§ What is asked
Give an exact copy of every line, leaving images out.

• • • • • • •

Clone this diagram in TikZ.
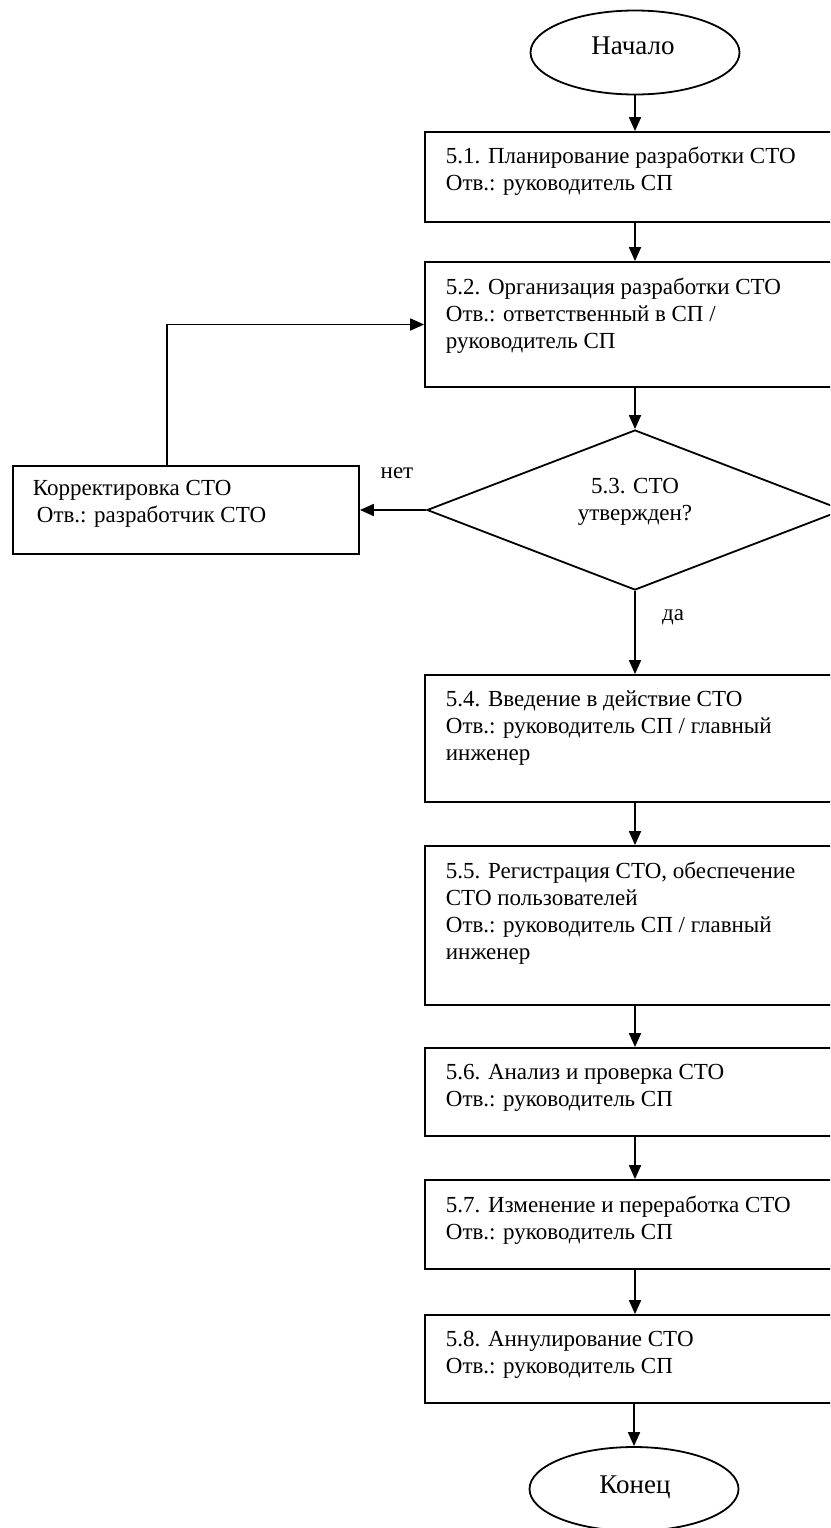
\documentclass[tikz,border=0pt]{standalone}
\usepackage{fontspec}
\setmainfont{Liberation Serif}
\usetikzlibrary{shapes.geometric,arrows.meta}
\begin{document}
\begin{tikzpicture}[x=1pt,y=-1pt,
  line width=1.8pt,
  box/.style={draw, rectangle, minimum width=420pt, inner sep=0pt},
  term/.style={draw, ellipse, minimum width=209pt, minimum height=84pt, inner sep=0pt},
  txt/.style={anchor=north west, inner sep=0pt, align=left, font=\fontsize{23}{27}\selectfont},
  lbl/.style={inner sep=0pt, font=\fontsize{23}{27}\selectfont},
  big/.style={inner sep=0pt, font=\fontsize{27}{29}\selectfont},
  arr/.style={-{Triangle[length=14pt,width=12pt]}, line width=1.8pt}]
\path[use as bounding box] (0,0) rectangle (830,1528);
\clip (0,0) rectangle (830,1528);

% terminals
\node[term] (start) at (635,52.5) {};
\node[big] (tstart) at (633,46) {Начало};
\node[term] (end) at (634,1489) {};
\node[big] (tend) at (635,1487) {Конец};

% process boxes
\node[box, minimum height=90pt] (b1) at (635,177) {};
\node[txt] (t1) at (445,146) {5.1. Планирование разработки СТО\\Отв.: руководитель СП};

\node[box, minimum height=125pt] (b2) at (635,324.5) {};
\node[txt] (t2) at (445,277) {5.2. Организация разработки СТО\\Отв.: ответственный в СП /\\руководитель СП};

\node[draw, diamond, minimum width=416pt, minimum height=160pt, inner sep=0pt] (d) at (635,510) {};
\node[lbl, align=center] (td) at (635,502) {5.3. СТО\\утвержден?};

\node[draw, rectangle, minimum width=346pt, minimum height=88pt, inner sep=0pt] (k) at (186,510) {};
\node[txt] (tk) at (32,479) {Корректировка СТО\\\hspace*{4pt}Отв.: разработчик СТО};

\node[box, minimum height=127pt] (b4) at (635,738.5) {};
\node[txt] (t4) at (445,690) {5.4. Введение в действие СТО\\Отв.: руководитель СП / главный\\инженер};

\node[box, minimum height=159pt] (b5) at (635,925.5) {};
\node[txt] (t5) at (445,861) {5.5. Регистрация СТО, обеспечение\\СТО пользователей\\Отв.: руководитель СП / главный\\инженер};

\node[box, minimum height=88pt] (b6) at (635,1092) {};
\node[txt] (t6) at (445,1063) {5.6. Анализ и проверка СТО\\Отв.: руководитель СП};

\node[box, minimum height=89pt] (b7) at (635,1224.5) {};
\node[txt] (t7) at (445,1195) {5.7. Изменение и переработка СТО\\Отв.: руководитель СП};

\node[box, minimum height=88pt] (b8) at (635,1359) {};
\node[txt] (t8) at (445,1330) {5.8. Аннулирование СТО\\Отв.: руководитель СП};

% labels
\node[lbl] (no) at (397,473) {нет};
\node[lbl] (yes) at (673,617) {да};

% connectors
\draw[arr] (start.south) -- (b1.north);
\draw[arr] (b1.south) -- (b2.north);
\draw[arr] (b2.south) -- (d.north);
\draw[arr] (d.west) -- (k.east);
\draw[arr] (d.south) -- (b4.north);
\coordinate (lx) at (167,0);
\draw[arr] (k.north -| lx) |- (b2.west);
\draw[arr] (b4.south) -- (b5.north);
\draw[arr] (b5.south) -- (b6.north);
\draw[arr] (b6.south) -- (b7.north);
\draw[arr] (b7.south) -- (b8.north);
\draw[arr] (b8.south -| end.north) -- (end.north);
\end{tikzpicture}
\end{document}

• • • • • • •

§ Solution to this task
Clone this diagram in TikZ.
\documentclass[tikz,border=0pt]{standalone}
\usepackage{fontspec}
\setmainfont{Liberation Serif}
\usetikzlibrary{shapes.geometric,arrows.meta}
\begin{document}
\begin{tikzpicture}[x=1pt,y=-1pt,
  line width=1.8pt,
  box/.style={draw, rectangle, minimum width=420pt, inner sep=0pt},
  term/.style={draw, ellipse, minimum width=209pt, minimum height=84pt, inner sep=0pt},
  txt/.style={anchor=north west, inner sep=0pt, align=left, font=\fontsize{23}{27}\selectfont},
  lbl/.style={inner sep=0pt, font=\fontsize{23}{27}\selectfont},
  big/.style={inner sep=0pt, font=\fontsize{27}{29}\selectfont},
  arr/.style={-{Triangle[length=14pt,width=12pt]}, line width=1.8pt}]
\path[use as bounding box] (0,0) rectangle (830,1528);
\clip (0,0) rectangle (830,1528);

% terminals
\node[term] (start) at (635,52.5) {};
\node[big] (tstart) at (633,46) {Начало};
\node[term] (end) at (634,1489) {};
\node[big] (tend) at (635,1487) {Конец};

% process boxes
\node[box, minimum height=90pt] (b1) at (635,177) {};
\node[txt] (t1) at (445,146) {5.1. Планирование разработки СТО\\Отв.: руководитель СП};

\node[box, minimum height=125pt] (b2) at (635,324.5) {};
\node[txt] (t2) at (445,277) {5.2. Организация разработки СТО\\Отв.: ответственный в СП /\\руководитель СП};

\node[draw, diamond, minimum width=416pt, minimum height=160pt, inner sep=0pt] (d) at (635,510) {};
\node[lbl, align=center] (td) at (635,502) {5.3. СТО\\утвержден?};

\node[draw, rectangle, minimum width=346pt, minimum height=88pt, inner sep=0pt] (k) at (186,510) {};
\node[txt] (tk) at (32,479) {Корректировка СТО\\\hspace*{4pt}Отв.: разработчик СТО};

\node[box, minimum height=127pt] (b4) at (635,738.5) {};
\node[txt] (t4) at (445,690) {5.4. Введение в действие СТО\\Отв.: руководитель СП / главный\\инженер};

\node[box, minimum height=159pt] (b5) at (635,925.5) {};
\node[txt] (t5) at (445,861) {5.5. Регистрация СТО, обеспечение\\СТО пользователей\\Отв.: руководитель СП / главный\\инженер};

\node[box, minimum height=88pt] (b6) at (635,1092) {};
\node[txt] (t6) at (445,1063) {5.6. Анализ и проверка СТО\\Отв.: руководитель СП};

\node[box, minimum height=89pt] (b7) at (635,1224.5) {};
\node[txt] (t7) at (445,1195) {5.7. Изменение и переработка СТО\\Отв.: руководитель СП};

\node[box, minimum height=88pt] (b8) at (635,1359) {};
\node[txt] (t8) at (445,1330) {5.8. Аннулирование СТО\\Отв.: руководитель СП};

% labels
\node[lbl] (no) at (397,473) {нет};
\node[lbl] (yes) at (673,617) {да};

% connectors
\draw[arr] (start.south) -- (b1.north);
\draw[arr] (b1.south) -- (b2.north);
\draw[arr] (b2.south) -- (d.north);
\draw[arr] (d.west) -- (k.east);
\draw[arr] (d.south) -- (b4.north);
\coordinate (lx) at (167,0);
\draw[arr] (k.north -| lx) |- (b2.west);
\draw[arr] (b4.south) -- (b5.north);
\draw[arr] (b5.south) -- (b6.north);
\draw[arr] (b6.south) -- (b7.north);
\draw[arr] (b7.south) -- (b8.north);
\draw[arr] (b8.south -| end.north) -- (end.north);
\end{tikzpicture}
\end{document}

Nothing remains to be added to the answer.